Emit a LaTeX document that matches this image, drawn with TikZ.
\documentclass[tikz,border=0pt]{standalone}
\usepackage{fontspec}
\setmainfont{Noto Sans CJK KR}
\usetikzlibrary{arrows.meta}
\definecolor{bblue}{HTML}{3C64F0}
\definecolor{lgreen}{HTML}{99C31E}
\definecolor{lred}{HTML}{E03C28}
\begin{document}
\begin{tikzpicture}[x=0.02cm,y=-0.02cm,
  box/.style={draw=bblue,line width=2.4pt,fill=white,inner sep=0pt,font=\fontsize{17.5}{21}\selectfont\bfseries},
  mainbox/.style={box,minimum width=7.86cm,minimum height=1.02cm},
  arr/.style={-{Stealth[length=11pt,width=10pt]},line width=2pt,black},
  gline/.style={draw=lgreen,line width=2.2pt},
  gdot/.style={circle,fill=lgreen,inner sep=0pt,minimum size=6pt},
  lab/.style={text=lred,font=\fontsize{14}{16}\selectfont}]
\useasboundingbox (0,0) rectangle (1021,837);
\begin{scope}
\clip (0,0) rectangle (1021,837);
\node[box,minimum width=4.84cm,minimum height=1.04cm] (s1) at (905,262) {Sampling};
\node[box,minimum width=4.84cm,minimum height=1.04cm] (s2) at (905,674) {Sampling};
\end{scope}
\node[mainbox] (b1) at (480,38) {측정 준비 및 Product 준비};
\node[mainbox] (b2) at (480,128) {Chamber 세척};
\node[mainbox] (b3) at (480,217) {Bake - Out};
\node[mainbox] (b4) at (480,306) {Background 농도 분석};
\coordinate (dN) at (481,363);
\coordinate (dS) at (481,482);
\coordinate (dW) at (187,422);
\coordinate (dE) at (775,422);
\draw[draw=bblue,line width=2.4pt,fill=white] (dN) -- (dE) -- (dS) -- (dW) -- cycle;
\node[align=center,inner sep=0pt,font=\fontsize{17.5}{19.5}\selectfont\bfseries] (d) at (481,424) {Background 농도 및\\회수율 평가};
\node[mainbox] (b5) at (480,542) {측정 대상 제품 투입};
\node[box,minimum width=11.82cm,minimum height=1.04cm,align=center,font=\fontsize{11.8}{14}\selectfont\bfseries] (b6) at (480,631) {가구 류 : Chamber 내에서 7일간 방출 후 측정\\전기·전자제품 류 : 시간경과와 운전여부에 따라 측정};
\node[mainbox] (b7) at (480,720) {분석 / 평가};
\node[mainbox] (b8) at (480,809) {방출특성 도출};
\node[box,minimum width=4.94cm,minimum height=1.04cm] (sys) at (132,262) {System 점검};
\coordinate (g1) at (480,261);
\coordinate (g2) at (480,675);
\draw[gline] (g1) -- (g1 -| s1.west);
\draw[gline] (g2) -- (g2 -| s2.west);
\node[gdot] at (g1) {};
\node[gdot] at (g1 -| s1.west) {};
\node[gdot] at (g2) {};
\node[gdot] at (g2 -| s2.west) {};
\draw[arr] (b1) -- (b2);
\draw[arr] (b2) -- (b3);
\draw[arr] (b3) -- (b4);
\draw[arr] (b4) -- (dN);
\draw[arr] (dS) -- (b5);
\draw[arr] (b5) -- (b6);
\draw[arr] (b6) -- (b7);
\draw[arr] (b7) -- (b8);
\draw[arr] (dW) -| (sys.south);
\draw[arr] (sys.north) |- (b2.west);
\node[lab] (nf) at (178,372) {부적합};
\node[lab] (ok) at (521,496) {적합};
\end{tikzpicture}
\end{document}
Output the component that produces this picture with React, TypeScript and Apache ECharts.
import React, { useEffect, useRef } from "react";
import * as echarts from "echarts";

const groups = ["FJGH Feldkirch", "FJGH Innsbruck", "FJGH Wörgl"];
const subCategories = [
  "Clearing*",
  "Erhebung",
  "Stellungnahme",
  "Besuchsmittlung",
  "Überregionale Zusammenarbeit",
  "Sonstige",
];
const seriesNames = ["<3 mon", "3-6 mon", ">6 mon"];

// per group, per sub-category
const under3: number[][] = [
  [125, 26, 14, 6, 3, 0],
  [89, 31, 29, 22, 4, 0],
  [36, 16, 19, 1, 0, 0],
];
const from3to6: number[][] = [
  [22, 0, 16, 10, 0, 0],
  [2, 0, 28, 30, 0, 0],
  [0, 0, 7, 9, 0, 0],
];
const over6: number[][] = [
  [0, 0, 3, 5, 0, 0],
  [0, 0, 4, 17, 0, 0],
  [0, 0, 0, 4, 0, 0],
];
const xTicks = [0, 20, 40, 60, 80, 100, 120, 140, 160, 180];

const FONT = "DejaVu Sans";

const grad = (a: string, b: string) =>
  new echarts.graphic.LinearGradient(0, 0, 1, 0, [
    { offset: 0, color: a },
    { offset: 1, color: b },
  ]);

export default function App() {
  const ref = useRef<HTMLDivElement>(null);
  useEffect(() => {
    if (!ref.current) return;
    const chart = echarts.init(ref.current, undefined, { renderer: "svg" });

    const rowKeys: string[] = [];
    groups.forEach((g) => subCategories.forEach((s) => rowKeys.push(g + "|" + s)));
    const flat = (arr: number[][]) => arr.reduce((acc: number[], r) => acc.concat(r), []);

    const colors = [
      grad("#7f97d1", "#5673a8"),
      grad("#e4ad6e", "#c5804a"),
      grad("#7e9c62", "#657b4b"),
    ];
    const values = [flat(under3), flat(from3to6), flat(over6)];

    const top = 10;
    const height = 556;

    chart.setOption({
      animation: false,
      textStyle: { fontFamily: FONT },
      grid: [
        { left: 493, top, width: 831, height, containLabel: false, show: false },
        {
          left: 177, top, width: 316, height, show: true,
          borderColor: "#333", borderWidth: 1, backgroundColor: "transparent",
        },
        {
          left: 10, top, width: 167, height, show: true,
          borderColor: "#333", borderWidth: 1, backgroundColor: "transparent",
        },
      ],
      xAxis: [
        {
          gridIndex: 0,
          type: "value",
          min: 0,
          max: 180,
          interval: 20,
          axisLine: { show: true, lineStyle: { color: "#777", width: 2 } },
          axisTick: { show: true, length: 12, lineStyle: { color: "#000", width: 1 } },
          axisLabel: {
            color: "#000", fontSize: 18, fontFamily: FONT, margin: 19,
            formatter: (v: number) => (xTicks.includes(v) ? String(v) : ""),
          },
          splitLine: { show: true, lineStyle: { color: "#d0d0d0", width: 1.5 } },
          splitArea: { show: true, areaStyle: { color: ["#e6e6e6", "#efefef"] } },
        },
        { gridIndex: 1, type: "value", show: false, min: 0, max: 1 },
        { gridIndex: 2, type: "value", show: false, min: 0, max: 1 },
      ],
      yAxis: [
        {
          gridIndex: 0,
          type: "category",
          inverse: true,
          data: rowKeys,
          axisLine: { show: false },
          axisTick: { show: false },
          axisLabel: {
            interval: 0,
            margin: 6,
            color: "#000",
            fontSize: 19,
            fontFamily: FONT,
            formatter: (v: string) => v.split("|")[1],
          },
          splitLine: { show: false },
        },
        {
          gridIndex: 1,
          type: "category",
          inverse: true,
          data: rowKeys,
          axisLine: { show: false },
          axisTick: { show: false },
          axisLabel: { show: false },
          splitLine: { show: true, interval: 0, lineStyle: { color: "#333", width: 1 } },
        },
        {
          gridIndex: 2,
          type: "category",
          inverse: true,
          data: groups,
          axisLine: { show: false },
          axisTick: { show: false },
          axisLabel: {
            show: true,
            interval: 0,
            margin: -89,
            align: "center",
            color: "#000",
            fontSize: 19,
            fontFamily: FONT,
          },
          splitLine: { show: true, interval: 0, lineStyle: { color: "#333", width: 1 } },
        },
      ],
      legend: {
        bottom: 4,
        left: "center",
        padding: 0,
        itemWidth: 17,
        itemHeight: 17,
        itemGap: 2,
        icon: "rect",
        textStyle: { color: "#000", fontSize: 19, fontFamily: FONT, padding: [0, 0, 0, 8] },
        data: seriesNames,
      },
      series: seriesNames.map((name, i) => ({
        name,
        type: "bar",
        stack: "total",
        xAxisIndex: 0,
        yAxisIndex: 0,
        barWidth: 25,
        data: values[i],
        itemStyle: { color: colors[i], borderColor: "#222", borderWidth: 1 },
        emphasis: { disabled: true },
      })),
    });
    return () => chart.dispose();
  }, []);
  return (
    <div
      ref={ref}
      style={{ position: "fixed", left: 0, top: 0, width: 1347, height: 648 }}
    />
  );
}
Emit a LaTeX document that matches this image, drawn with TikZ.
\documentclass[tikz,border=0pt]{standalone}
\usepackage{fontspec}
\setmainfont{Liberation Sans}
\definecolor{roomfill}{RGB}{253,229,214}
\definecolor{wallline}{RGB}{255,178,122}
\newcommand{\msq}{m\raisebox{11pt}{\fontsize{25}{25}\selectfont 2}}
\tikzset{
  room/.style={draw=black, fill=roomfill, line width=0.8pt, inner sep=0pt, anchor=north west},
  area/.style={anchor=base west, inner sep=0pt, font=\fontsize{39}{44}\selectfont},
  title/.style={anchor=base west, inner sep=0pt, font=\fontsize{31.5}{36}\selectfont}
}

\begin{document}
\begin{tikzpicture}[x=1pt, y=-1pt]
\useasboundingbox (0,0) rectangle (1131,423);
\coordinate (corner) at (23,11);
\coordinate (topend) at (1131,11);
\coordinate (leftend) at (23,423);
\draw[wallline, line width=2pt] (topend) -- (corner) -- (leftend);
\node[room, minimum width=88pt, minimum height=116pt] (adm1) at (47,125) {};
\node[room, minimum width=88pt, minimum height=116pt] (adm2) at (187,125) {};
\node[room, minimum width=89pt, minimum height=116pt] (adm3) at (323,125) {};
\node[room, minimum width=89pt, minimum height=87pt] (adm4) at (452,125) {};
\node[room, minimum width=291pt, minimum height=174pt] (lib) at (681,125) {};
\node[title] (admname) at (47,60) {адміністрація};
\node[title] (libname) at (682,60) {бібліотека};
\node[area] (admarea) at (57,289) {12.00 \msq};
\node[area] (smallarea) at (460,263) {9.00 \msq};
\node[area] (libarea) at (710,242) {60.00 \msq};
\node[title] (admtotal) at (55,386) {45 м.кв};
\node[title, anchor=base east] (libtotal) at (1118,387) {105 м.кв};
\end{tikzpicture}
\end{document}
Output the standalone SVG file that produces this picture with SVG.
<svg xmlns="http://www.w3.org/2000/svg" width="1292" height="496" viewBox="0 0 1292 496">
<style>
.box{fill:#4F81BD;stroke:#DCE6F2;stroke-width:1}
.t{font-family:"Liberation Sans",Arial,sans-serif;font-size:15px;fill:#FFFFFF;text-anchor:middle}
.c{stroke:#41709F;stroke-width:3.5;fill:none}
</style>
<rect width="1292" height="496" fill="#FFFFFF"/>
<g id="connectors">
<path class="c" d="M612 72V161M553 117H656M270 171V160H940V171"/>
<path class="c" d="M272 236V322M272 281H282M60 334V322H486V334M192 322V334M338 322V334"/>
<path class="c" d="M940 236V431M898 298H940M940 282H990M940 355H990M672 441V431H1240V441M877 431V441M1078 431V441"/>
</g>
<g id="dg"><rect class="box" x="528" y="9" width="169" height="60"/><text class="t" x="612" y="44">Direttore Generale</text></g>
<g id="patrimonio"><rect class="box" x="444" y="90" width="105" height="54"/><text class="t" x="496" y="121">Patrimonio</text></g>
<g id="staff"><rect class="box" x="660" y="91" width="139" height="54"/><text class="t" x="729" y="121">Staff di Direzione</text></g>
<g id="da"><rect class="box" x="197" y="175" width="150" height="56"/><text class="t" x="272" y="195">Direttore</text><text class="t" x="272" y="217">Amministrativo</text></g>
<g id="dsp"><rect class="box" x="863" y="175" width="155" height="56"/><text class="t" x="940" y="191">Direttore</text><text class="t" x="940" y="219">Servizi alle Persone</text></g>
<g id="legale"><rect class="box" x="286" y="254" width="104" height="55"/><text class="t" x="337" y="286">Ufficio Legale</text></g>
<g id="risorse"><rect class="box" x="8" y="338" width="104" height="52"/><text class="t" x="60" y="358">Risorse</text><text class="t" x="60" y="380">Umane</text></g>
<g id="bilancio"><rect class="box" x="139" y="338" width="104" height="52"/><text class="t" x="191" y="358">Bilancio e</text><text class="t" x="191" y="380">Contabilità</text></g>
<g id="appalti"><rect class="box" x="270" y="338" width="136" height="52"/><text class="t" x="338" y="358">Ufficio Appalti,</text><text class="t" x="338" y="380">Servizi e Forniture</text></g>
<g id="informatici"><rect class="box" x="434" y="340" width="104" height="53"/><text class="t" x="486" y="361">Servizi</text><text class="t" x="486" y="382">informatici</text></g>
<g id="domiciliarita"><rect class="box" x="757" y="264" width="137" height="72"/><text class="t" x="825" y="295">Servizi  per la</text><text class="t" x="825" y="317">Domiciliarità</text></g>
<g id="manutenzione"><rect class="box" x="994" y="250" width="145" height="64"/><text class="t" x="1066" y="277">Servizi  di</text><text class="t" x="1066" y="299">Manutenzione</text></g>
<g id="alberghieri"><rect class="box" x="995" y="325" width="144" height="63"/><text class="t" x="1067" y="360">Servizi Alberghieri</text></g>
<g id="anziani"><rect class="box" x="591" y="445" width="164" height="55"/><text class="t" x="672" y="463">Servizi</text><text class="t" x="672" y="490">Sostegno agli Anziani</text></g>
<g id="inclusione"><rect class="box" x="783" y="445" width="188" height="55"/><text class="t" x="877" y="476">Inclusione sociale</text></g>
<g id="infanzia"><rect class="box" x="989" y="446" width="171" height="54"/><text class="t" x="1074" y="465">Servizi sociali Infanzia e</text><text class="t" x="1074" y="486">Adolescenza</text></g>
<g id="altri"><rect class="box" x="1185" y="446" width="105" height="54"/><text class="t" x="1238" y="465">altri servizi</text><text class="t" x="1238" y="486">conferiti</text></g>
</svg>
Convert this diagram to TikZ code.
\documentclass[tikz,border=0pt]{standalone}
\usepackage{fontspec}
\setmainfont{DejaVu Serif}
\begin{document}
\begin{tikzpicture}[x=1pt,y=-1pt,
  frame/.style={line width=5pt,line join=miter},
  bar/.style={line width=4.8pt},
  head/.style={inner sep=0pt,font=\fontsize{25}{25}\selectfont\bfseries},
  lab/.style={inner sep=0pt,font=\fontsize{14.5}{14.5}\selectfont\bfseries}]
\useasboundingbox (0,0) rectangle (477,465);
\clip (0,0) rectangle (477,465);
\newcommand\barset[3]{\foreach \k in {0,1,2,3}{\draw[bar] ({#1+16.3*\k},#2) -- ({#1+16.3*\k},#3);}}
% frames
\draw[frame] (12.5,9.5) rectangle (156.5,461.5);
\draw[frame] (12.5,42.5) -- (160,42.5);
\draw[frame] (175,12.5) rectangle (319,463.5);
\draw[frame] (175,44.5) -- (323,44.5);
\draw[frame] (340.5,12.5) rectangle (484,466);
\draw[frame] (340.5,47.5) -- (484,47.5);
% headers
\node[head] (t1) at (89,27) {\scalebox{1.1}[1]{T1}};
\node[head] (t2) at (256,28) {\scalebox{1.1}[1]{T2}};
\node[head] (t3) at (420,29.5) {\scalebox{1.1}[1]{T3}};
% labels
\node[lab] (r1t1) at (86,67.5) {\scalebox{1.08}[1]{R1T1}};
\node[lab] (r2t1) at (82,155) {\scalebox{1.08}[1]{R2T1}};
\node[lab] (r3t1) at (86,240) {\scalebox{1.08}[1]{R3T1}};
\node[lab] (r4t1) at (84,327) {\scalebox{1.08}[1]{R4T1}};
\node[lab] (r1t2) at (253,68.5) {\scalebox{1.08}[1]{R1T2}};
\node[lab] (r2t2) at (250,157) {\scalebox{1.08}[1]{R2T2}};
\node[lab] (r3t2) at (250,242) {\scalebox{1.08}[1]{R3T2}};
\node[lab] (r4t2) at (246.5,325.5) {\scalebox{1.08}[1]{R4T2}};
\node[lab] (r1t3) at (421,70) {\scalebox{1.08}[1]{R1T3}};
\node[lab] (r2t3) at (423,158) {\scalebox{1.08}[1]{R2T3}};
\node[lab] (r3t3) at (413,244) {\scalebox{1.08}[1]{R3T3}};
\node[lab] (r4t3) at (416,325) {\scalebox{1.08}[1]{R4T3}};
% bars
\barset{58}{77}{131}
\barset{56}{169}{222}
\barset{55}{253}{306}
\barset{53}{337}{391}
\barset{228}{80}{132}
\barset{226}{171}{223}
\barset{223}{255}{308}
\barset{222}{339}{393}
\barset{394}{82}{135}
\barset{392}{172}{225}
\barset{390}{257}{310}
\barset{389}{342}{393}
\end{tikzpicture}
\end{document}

____

> DIRECTIVE:
Select every line above that contains the word "produces", and copy it.

> SOLUTION TO THE EXERCISE:
Output the component that produces this picture with React, TypeScript and Apache ECharts.
Output the standalone SVG file that produces this picture with SVG.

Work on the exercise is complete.